From Vines To Wines
From vines to wines
It takes years to produce your own wine. The planting and winemaking process is lengthy but the results can be so sweet and well worth your wait. Grapes are grown all over the world as one of the most widely produced fruits but wines from different regions have their own distinct blend of flavors.
Different grapes for different wines
Your land will be an important factor in determining the kind of grapes you grow and the kinds of wine you produce. For example, cooler climates that have sandy soil can be the perfect environment to produce Sauvignon Blanc.
There are there main kinds of grapes including American, European and Muscadine. American grapes are hardy and can withstand cold weather. European grapes prefer warm, dry climates and are great for wine or the table. Muscadines are native to North America and typically found in the South. Although there are only three types of grape categories, there are many different varieties that fall within these groups.
Caring for young vines
Before you plant your vines, construct a sturdy tells or arbor.
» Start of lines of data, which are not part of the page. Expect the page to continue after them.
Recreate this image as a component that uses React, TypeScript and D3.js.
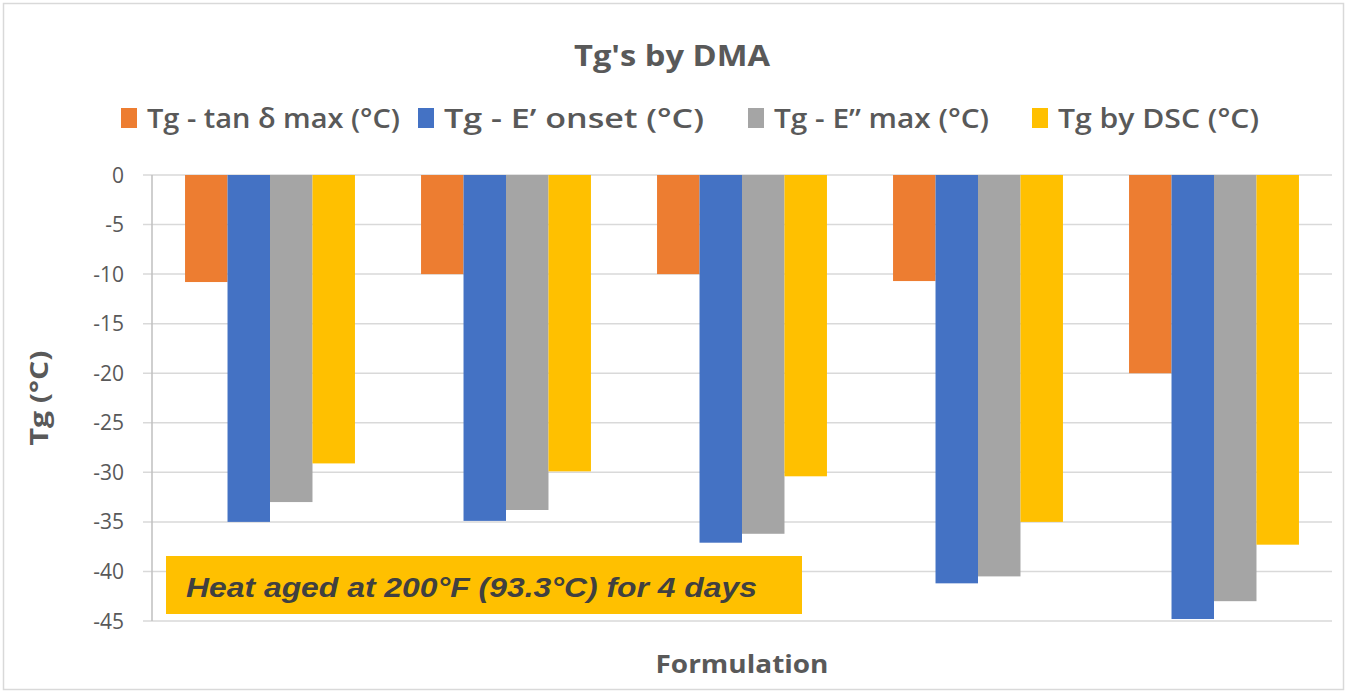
import React, { useEffect, useRef } from 'react';
import * as d3 from 'd3';

const categories = ['F1', 'F2', 'F3', 'F4', 'F5'];
const seriesNames = ['Tg - tan δ max (°C)', 'Tg - E’ onset (°C)', 'Tg - E” max (°C)', 'Tg by DSC (°C)'];
const seriesColors = ['#ED7D31', '#4472C4', '#A5A5A5', '#FFC000'];
const tanDeltaMax = [-10.8, -10.0, -10.0, -10.7, -20.0];
const eOnset = [-35.0, -34.9, -37.1, -41.2, -44.8];
const eDoubleMax = [-33.0, -33.8, -36.2, -40.5, -43.0];
const dscTg = [-29.1, -29.9, -30.4, -35.0, -37.3];
const yTicks = [0, -5, -10, -15, -20, -25, -30, -35, -40, -45];

const W = 1347;
const H = 693;
const plot = { left: 152, right: 1332, top: 175, bottom: 621 };

const ChartDMA: React.FC = () => {
  const svgRef = useRef<SVGSVGElement>(null);

  useEffect(() => {
    if (!svgRef.current) return;
    const svg = d3.select(svgRef.current);
    svg.selectAll('*').remove();

    const series = [tanDeltaMax, eOnset, eDoubleMax, dscTg];

    // chart frame
    svg.append('rect')
      .attr('x', 3.5).attr('y', 3.5)
      .attr('width', W - 7).attr('height', H - 7)
      .attr('fill', '#fff').attr('stroke', '#d9d9d9').attr('stroke-width', 1.5);

    const y = d3.scaleLinear().domain([0, -45]).range([plot.top, plot.bottom]);
    const x0 = d3.scaleBand().domain(categories).range([plot.left, plot.right]).paddingInner(0.28).paddingOuter(0.14);
    const x1 = d3.scaleBand().domain(seriesNames).range([0, x0.bandwidth()]);

    // gridlines
    svg.append('g')
      .selectAll('line')
      .data(yTicks)
      .join('line')
      .attr('x1', plot.left - 9).attr('x2', plot.right)
      .attr('y1', (d) => y(d)).attr('y2', (d) => y(d))
      .attr('stroke', '#d9d9d9').attr('stroke-width', 1.5);

    // y axis line
    svg.append('line')
      .attr('x1', plot.left).attr('x2', plot.left)
      .attr('y1', plot.top).attr('y2', plot.bottom)
      .attr('stroke', '#bfbfbf').attr('stroke-width', 1.5);

    // tick labels
    svg.append('g')
      .selectAll('text')
      .data(yTicks)
      .join('text')
      .attr('x', 124)
      .attr('y', (d) => y(d))
      .attr('dy', '0.36em')
      .attr('text-anchor', 'end')
      .attr('font-family', 'Open Sans, sans-serif')
      .attr('font-size', 21)
      .attr('fill', '#595959')
      .text((d) => String(d));

    // bars
    const groups = svg.append('g')
      .selectAll('g')
      .data(categories)
      .join('g')
      .attr('transform', (c) => `translate(${x0(c)},0)`);

    groups.selectAll('rect')
      .data((c, i) => series.map((s, k) => ({ name: seriesNames[k], value: s[i], color: seriesColors[k] })))
      .join('rect')
      .attr('x', (d) => x1(d.name)!)
      .attr('width', x1.bandwidth())
      .attr('y', y(0))
      .attr('height', (d) => y(d.value) - y(0))
      .attr('fill', (d) => d.color);

    // title
    svg.append('text')
      .attr('x', 672).attr('y', 66)
      .attr('text-anchor', 'middle')
      .attr('font-family', 'Open Sans, sans-serif')
      .attr('font-weight', 700)
      .attr('font-size', 29)
      .attr('fill', '#595959')
      .attr('textLength', 196)
      .attr('lengthAdjust', 'spacingAndGlyphs')
      .text("Tg's by DMA");

    // legend
    const legendX = [121, 418, 748, 1032];
    const legendW = [253, 260, 215, 201];
    const legend = svg.append('g')
      .selectAll('g')
      .data(seriesNames)
      .join('g')
      .attr('transform', (d, i) => `translate(${legendX[i]},0)`);
    legend.append('rect')
      .attr('x', 0).attr('y', 108)
      .attr('width', 16).attr('height', 20)
      .attr('fill', (d, i) => seriesColors[i]);
    legend.append('text')
      .attr('x', 26).attr('y', 128)
      .attr('font-family', 'Open Sans, sans-serif')
      .attr('font-weight', 600)
      .attr('font-size', 27)
      .attr('fill', '#595959')
      .attr('textLength', (d, i) => legendW[i])
      .attr('lengthAdjust', 'spacingAndGlyphs')
      .text((d) => d);

    // annotation box
    svg.append('rect')
      .attr('x', 166).attr('y', 556)
      .attr('width', 636).attr('height', 58)
      .attr('fill', '#FFC000');
    svg.append('text')
      .attr('x', 186).attr('y', 597)
      .attr('font-family', 'Liberation Sans, Arial, sans-serif')
      .attr('font-weight', 700)
      .attr('font-style', 'italic')
      .attr('font-size', 28)
      .attr('fill', '#404040')
      .attr('textLength', 571)
      .attr('lengthAdjust', 'spacingAndGlyphs')
      .text('Heat aged at 200°F (93.3°C) for 4 days');

    // axis titles
    svg.append('text')
      .attr('x', (plot.left + plot.right) / 2).attr('y', 673)
      .attr('text-anchor', 'middle')
      .attr('font-family', 'Open Sans, sans-serif')
      .attr('font-weight', 700)
      .attr('font-size', 25)
      .attr('fill', '#595959')
      .attr('textLength', 173)
      .attr('lengthAdjust', 'spacingAndGlyphs')
      .text('Formulation');

    svg.append('text')
      .attr('transform', `translate(48,${(plot.top + plot.bottom) / 2}) rotate(-90)`)
      .attr('text-anchor', 'middle')
      .attr('font-family', 'Open Sans, sans-serif')
      .attr('font-weight', 700)
      .attr('font-size', 25)
      .attr('fill', '#595959')
      .attr('textLength', 95)
      .attr('lengthAdjust', 'spacingAndGlyphs')
      .text('Tg (°C)');
  }, []);

  return (
    <svg
      ref={svgRef}
      width={W}
      height={H}
      style={{ position: 'absolute', left: 0, top: 0, display: 'block' }}
    />
  );
};

export default function App() {
  return <ChartDMA />;
}
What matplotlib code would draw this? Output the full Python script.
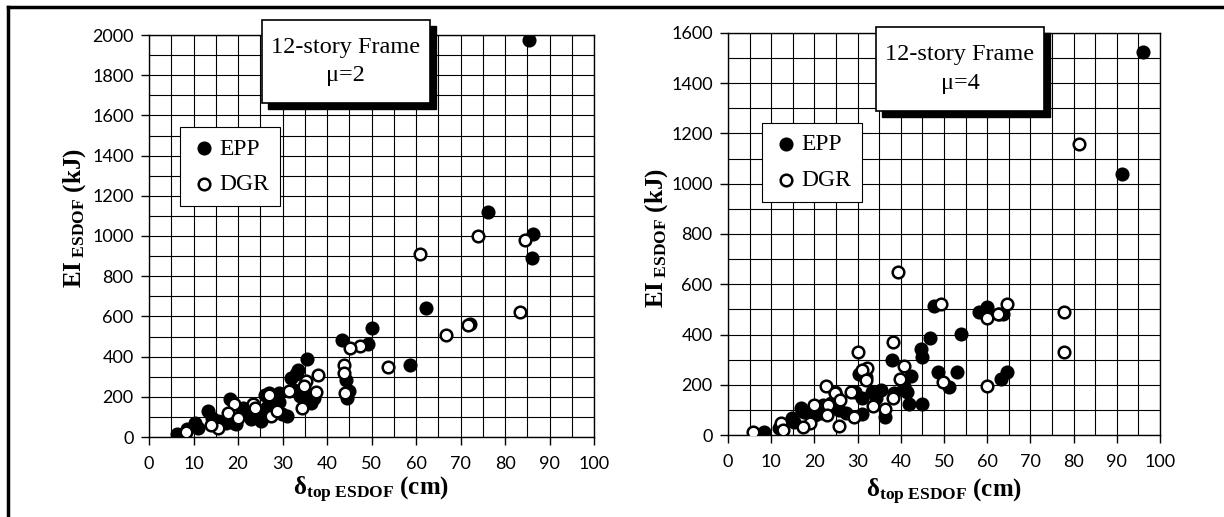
import numpy as np
import matplotlib
matplotlib.use("Agg")
import matplotlib.pyplot as plt
from matplotlib.patches import Rectangle
from matplotlib.lines import Line2D
from matplotlib.ticker import MultipleLocator

plt.rcParams['font.family']        = "Liberation Serif"
plt.rcParams['mathtext.fontset']   = "custom"
plt.rcParams['mathtext.rm']        = "Liberation Serif"
plt.rcParams['mathtext.it']        = "Liberation Serif:italic"
plt.rcParams['mathtext.bf']        = "Liberation Serif:bold"

# mu = 2 panel
epp2_x = [85.3, 76.1, 86.2, 86.0, 62.3, 50.2, 49.2, 43.4, 58.6, 72.2, 35.6, 44.2, 45.0, 44.5,
          33.5, 33.0, 31.8, 36.3, 35.7, 36.3, 34.0, 30.9, 29.3, 29.3, 26.1, 18.2, 13.3, 10.3,
          8.5, 6.3, 14.2, 15.5, 17.3, 19.0, 19.5, 21.2, 22.6, 23.0, 25.2, 27.0, 27.8, 28.3,
          23.9, 20.8, 11.0, 16.5, 24.5, 29.8, 32.5, 34.8, 37.0, 21.8, 26.5]
epp2_y = [1975, 1119, 1010, 891, 642, 543, 465, 485, 356, 563, 386, 286, 228, 195,
          333, 311, 295, 204, 179, 167, 204, 104, 220, 174, 207, 190, 129, 71,
          38, 17, 96, 80, 71, 71, 63, 146, 104, 88, 80, 137, 162, 187,
          137, 121, 45, 75, 115, 115, 235, 225, 195, 130, 150]
dgr2_x = [60.9, 73.9, 84.6, 83.4, 66.7, 47.4, 45.2, 53.6, 71.7, 37.9, 43.8, 43.8, 44.0, 35.3,
          34.9, 37.6, 31.5, 26.9, 27.0, 23.4, 23.9, 19.0, 17.7, 27.4, 15.5, 14.0, 8.3, 20.1,
          28.7, 34.4]
dgr2_y = [911, 998, 979, 624, 505, 452, 444, 346, 556, 308, 356, 320, 220, 278,
          253, 223, 228, 220, 207, 162, 146, 162, 121, 104, 46, 58, 26, 96,
          129, 146]

# mu = 4 panel
epp4_x = [96.1, 91.3, 58.1, 59.9, 62.7, 63.6, 53.9, 47.8, 46.8, 44.6, 45.0, 48.7, 52.9, 51.1,
          64.5, 63.1, 38.0, 42.3, 40.8, 41.4, 41.9, 45.0, 38.4, 35.5, 33.3, 34.2, 31.0, 30.4,
          32.0, 29.4, 24.7, 25.2, 23.8, 22.0, 20.9, 20.2, 21.5, 17.0, 17.5, 14.7, 15.2, 11.8,
          8.4, 27.2, 25.6, 36.4, 31.0]
epp4_y = [1524, 1040, 489, 511, 481, 481, 401, 514, 385, 341, 312, 252, 252, 193,
          252, 222, 299, 236, 195, 173, 123, 123, 166, 179, 173, 146, 146, 242,
          232, 173, 173, 153, 126, 120, 106, 80, 89, 106, 93, 66, 53, 27,
          11, 86, 100, 73, 82]
dgr4_x = [81.2, 39.4, 49.4, 64.6, 77.8, 77.8, 59.9, 62.5, 59.9, 49.7, 38.1, 30.1, 40.8, 32.1,
          31.0, 32.0, 39.9, 22.7, 24.7, 28.5, 38.1, 33.5, 36.4, 25.6, 23.1, 22.9, 19.8, 18.9,
          17.4, 12.2, 12.7, 5.7, 29.2, 26.0]
dgr4_y = [1159, 648, 521, 521, 489, 329, 465, 481, 197, 212, 369, 332, 276, 266,
          259, 219, 222, 197, 166, 173, 146, 116, 102, 36, 120, 80, 120, 46,
          33, 49, 20, 11, 73, 139]

y_max   = [2000, 1600]
titles  = ["12-story Frame\n\u03bc=2", "12-story Frame\n\u03bc=4"]

fig = plt.figure(figsize=[12.24, 5.17], dpi=100)

ax1 = fig.add_axes([149/1224, 1-437/517, 445/1224, 402/517])
ax2 = fig.add_axes([728/1224, 1-435/517, 432/1224, 402/517])

# outer frame (top and left only)
fig.add_artist(Line2D([8/1224, 8/1224], [0, 1-6.5/517], transform=fig.transFigure, color='k', lw=2.5))
fig.add_artist(Line2D([8/1224, 1], [1-6.5/517, 1-6.5/517], transform=fig.transFigure, color='k', lw=2.5))

panels = [(ax1, epp2_x, epp2_y, dgr2_x, dgr2_y, y_max[0], titles[0],
           (0.254, 0.83, 0.377, 0.2075), (0.070, 0.77)),
          (ax2, epp4_x, epp4_y, dgr4_x, dgr4_y, y_max[1], titles[1],
           (0.343, 0.806, 0.388, 0.209), (0.079, 0.776))]

for ax, ex, ey, dx, dy, ymax, title, box, leg in panels:
    ax.scatter(ex, ey, s=80, c='k', edgecolors='k', linewidths=1.2, label='EPP', zorder=3)
    ax.scatter(dx, dy, s=70, c='white', edgecolors='k', linewidths=1.8, label='DGR', zorder=3)

    ax.set_xlim(0, 100)
    ax.set_ylim(0, ymax)
    ax.xaxis.set_major_locator(MultipleLocator(10))
    ax.xaxis.set_minor_locator(MultipleLocator(5))
    ax.yaxis.set_major_locator(MultipleLocator(200))
    ax.yaxis.set_minor_locator(MultipleLocator(100))
    ax.grid(which='both', color='k', lw=0.8)
    ax.set_axisbelow(True)
    ax.tick_params(which='major', direction='out', length=6, width=1, labelsize=13)
    ax.tick_params(axis='x', which='major', pad=8)
    ax.tick_params(axis='y', which='major', pad=5)
    ax.tick_params(which='minor', length=0)
    for lab in ax.get_xticklabels() + ax.get_yticklabels():
        lab.set_fontfamily('Lato')
    for sp in ax.spines.values():
        sp.set_linewidth(1)

    ax.set_xlabel(r'$\mathbf{\delta}_{\mathbf{top\ ESDOF}}\ \mathbf{(cm)}$', fontsize=18)
    ax.set_ylabel(r'$\mathbf{EI}_{\mathbf{\ ESDOF}}\ \mathbf{(kJ)}$', fontsize=18)

    lg = ax.legend(loc='upper left', bbox_to_anchor=leg, fancybox=False, edgecolor='k',
                   framealpha=1, fontsize=17, labelspacing=0.6, handletextpad=0.1,
                   borderpad=0.45, handlelength=1.1, borderaxespad=0)
    lg.get_frame().set_linewidth(0.8)

    bx, by, bw, bh = box
    off_x = 6/ax.bbox.width
    off_y = 6/ax.bbox.height
    ax.add_patch(Rectangle((bx + off_x, by - off_y), bw, bh, transform=ax.transAxes,
                           facecolor='k', edgecolor='k', clip_on=False, zorder=5))
    ax.add_patch(Rectangle((bx, by), bw, bh, transform=ax.transAxes,
                           facecolor='white', edgecolor='k', lw=1.2, clip_on=False, zorder=6))
    ax.text(bx + bw/2, by + bh/2, title, transform=ax.transAxes, ha='center', va='center',
            fontsize=17.5, linespacing=1.45, zorder=7)

ax1.xaxis.set_label_coords(0.5, -0.095)
ax2.xaxis.set_label_coords(0.5, -0.105)
ax1.yaxis.set_label_coords(-0.137, 0.545)
ax2.yaxis.set_label_coords(-0.134, 0.49)

fig.savefig("out.png", dpi=100)
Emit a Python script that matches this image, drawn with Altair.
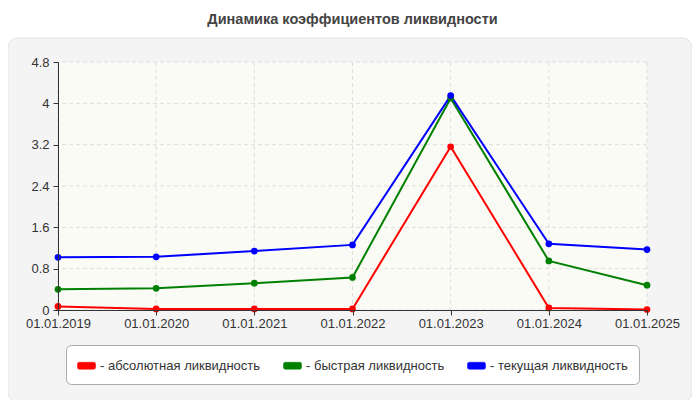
import altair as alt
import pandas as pd

dates = ["01.01.2019", "01.01.2020", "01.01.2021", "01.01.2022", "01.01.2023", "01.01.2024", "01.01.2025"]
series_names = ["абсолютная ликвидность", "быстрая ликвидность", "текущая ликвидность"]
series_colors = ["#ff0000", "#008000", "#0000ff"]
absolute = [0.07, 0.02, 0.02, 0.02, 3.16, 0.04, 0.01]
quick = [0.40, 0.42, 0.52, 0.63, 4.10, 0.95, 0.48]
current = [1.02, 1.03, 1.14, 1.26, 4.15, 1.28, 1.17]
y_ticks = [0, 0.8, 1.6, 2.4, 3.2, 4, 4.8]

rows = []
for name, vals in zip(series_names, [absolute, quick, current]):
    for d, v in zip(dates, vals):
        rows.append({"date": d, "series": name, "value": v})
df = pd.DataFrame(rows)

W, H = 589, 248
FONT = "Liberation Sans"

x_axis = alt.Axis(title=None, labelAngle=0, labelPadding=2, zindex=2, grid=False,
                  domainColor="#333333", tickColor="#333333", tickSize=5,
                  labelColor="#333333", labelFontSize=13, labelFont=FONT)
y_axis = alt.Axis(title=None, values=y_ticks, format="~g", labelPadding=4, zindex=2, grid=False,
                  domainColor="#333333", tickColor="#333333", tickSize=5,
                  labelColor="#333333", labelFontSize=13, labelFont=FONT)

x_enc = alt.X("date:O", sort=dates, scale=alt.Scale(type="point", padding=0), axis=x_axis)
y_scale = alt.Scale(domain=[0, 4.8], nice=False)

panel = alt.Chart(alt.Data(values=[{}])).mark_rect(
    fill="#f4f4f4", stroke="#e2e2e2", strokeWidth=1, cornerRadius=10
).encode(x=alt.value(-50), x2=alt.value(634), y=alt.value(-24), y2=alt.value(340))

plotbg = alt.Chart(alt.Data(values=[{}])).mark_rect(
    fill="#fbfbf6"
).encode(x=alt.value(0), x2=alt.value(W), y=alt.value(0), y2=alt.value(H))

vgrid = alt.Chart(pd.DataFrame({"date": dates})).mark_rule(
    color="#dddddd", strokeDash=[4, 3], strokeWidth=1
).encode(x=x_enc)

hgrid = alt.Chart(pd.DataFrame({"v": y_ticks})).mark_rule(
    color="#dddddd", strokeDash=[4, 3], strokeWidth=1
).encode(y=alt.Y("v:Q", scale=y_scale, axis=y_axis))

color_enc = alt.Color(
    "series:N",
    scale=alt.Scale(domain=series_names, range=series_colors),
    legend=alt.Legend(
        title=None, orient="none", legendX=8, legendY=283, direction="horizontal",
        labelExpr="'- ' + datum.label", labelLimit=400,
        symbolType="M-0.8,-0.39 L0.8,-0.39 Q1,-0.39 1,-0.2 L1,0.2 Q1,0.39 0.8,0.39 L-0.8,0.39 Q-1,0.39 -1,0.2 L-1,-0.2 Q-1,-0.39 -0.8,-0.39 Z",
        symbolSize=324, symbolStrokeWidth=0.5, symbolOpacity=1,
        labelFontSize=13, labelColor="#333333", labelFont=FONT, labelOffset=4,
        columnPadding=21, padding=11, fillColor="#ffffff", strokeColor="#aaaaaa",
        cornerRadius=5,
    ),
)

base = alt.Chart(df).encode(
    x=x_enc,
    y=alt.Y("value:Q", scale=y_scale, axis=y_axis),
    color=color_enc,
)
lines = base.mark_line(strokeWidth=2)
points = base.mark_point(filled=True, size=45, opacity=1)

chart = alt.layer(panel, plotbg, vgrid, hgrid, lines, points).properties(
    width=W, height=H,
    title=alt.TitleParams("Динамика коэффициентов ликвидности", fontSize=14.5, fontWeight="bold",
                          color="#444444", font=FONT, anchor="middle", offset=10),
    autosize=alt.AutoSizeParams(type="none"),
    padding={"left": 50, "top": 54, "right": 45, "bottom": 90},
    background="white",
).configure_view(stroke=None)

chart.save("out.html", embed_options={"renderer": "svg", "actions": False})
This will provide support for the vines as they grow upwards. Build your arbor in full sun with deep, loose soil. Plant the grape vines about 10 feet apart to provide room for healthy growth. Make sure to provide plenty of water after the vines have been transplanted. If birds are an issue for your young vines, mesh nets can help protect the buds.
Don’t expect to produce your first wine label within the first couple years of planting. The root system needs a few seasons to grow strong enough to support the grape clusters. The good news is, you have time. With proper care, grapes will flourish and produce fruit for over 30 years. Plus your vines will not go to waste. Grape vines add decoration and beauty to any garden landscape.
After the winter, when the vines are still dormant, it’s time for pruning. Prune the vines every spring before the buds start to swell. Be gentle in the pruning process but don’t be conservative. Extensive pruning is essential to produce a big grape harvest. It’s important to find the right balance of pruning the buds, which grow grapes, and pruning the shoots, which grow leaves.
Grape harvest usually falls in the late summer or early fall weeks. You may need to trim back the leaves on the vine before harvest. This allows more sunlight to reach the clusters of grapes. Ripe and ready grapes will have a rich color and a full, juicy flavor. This transition is called veraison. White grapes are typically ready for harvest before red grapes but your timeline will depend on what kind of wine you’re producing. After harvest, grapes can be stored in your cellar for six weeks but make sure to keep them separate. Grapes easily absorb the odors and flavors of other food.
From the field to the bottle
Once the grapes are harvested, the stems are removed and they’re crushed. To make red wines, the grapes will need to stay in contact with the grape skins. White wines are better with minimal contact between the grape and the grape skin after harvest. All wines begin with some form of pressing the grapes but from there the process varies greatly depending on the specific kind of wine. Before being bottled, the grapes undergo a fermenting and aging process. Wine flavors are constantly developing, even after it’s bottled. This is why it’s important to store your wine at the right humidity and temperature levels.
The wine-making process is detailed and lengthy but for the dedicated men and women who produce it, the work is worth the wait.